WORK TO DO -
In the material below, the lines containing the word "chart" are required; copy each of them.

Code that draws figures -
** begin **
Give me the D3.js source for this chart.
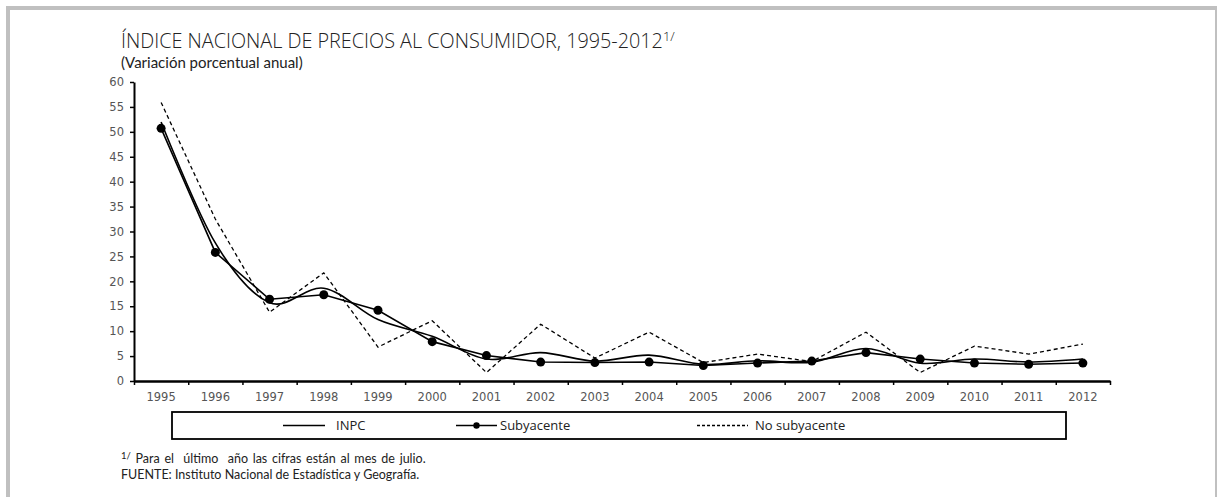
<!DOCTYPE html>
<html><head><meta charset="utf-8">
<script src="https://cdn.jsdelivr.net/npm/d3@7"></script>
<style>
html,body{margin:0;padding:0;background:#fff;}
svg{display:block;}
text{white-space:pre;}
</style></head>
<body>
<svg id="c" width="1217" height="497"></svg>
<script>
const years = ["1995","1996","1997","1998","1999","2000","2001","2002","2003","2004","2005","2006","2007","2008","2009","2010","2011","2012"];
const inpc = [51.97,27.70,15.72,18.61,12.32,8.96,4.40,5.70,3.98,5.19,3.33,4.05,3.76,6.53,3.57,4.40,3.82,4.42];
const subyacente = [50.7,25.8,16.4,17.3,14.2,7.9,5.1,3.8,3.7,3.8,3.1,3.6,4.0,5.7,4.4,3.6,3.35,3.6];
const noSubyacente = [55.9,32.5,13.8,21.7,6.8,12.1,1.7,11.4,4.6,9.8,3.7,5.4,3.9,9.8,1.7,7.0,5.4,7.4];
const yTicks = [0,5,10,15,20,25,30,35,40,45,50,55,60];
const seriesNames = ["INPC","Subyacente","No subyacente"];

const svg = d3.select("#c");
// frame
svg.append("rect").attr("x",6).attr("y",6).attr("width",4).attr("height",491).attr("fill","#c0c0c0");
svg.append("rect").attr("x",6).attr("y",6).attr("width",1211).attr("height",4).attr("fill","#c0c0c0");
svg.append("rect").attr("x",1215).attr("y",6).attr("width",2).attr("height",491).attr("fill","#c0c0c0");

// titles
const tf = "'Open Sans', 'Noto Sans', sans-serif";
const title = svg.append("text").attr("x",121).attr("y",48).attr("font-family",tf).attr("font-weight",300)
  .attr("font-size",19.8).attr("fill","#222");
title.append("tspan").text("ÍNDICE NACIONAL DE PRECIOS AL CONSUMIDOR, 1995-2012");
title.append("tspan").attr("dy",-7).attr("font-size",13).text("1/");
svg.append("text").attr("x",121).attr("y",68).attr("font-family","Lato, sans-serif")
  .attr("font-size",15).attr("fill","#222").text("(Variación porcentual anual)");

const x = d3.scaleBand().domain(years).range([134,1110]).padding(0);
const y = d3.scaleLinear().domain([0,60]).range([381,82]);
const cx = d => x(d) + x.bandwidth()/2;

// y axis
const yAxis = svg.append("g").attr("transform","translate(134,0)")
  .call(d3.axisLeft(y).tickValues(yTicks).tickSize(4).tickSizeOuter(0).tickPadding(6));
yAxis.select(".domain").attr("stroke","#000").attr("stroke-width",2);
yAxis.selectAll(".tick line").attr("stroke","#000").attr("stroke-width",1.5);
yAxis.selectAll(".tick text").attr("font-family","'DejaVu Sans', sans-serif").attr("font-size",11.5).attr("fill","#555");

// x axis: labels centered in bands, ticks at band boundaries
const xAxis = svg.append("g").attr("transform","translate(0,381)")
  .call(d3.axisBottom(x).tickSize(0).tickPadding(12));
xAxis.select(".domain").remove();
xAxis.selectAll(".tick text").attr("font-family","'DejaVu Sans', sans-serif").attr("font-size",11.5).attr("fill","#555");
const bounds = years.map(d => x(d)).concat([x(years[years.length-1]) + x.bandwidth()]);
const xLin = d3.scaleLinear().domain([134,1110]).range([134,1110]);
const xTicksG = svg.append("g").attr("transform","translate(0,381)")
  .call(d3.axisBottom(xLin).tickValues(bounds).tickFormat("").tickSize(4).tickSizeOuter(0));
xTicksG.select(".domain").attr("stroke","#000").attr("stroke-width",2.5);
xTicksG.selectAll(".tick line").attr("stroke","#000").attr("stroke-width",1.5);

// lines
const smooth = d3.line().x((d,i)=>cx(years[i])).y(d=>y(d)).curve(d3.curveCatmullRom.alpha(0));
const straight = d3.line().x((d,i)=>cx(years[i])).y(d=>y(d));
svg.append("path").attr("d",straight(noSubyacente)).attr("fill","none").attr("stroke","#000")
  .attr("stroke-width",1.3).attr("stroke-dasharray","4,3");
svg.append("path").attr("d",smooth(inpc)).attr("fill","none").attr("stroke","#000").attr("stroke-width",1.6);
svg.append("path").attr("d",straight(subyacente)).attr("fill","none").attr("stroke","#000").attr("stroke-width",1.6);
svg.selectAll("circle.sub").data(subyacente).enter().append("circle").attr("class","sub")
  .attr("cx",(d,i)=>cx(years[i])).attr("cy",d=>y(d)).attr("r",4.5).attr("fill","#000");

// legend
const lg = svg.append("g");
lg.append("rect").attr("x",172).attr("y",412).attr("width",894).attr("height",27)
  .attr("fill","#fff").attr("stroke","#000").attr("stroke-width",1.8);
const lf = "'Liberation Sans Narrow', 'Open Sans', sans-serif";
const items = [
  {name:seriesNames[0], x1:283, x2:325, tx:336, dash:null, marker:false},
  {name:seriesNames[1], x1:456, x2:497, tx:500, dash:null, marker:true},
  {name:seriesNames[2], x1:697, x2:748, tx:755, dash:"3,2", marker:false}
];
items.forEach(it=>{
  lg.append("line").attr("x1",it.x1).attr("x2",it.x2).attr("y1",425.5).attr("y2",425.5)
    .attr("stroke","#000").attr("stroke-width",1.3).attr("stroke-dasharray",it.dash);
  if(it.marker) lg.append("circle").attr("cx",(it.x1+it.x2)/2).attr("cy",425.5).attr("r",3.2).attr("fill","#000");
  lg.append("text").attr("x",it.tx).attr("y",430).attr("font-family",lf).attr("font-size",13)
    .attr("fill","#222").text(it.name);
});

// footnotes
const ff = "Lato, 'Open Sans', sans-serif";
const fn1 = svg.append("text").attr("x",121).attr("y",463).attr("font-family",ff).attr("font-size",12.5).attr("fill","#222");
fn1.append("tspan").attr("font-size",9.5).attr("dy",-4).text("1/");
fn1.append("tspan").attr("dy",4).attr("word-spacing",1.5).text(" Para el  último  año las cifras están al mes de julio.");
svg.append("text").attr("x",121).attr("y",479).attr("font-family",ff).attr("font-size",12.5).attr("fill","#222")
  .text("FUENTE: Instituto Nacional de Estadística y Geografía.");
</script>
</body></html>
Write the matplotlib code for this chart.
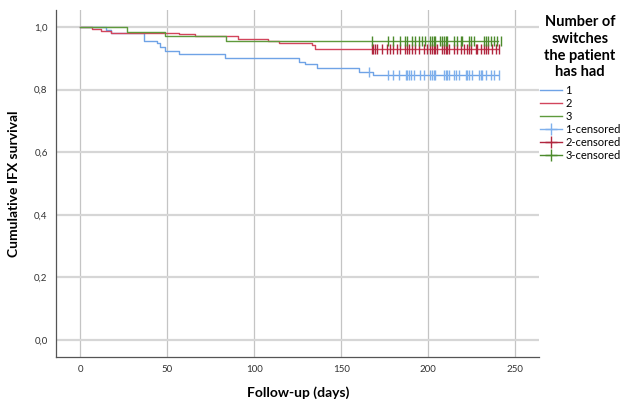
** end **
EXPECTED OUTPUT -
Give me the D3.js source for this chart.
Write the matplotlib code for this chart.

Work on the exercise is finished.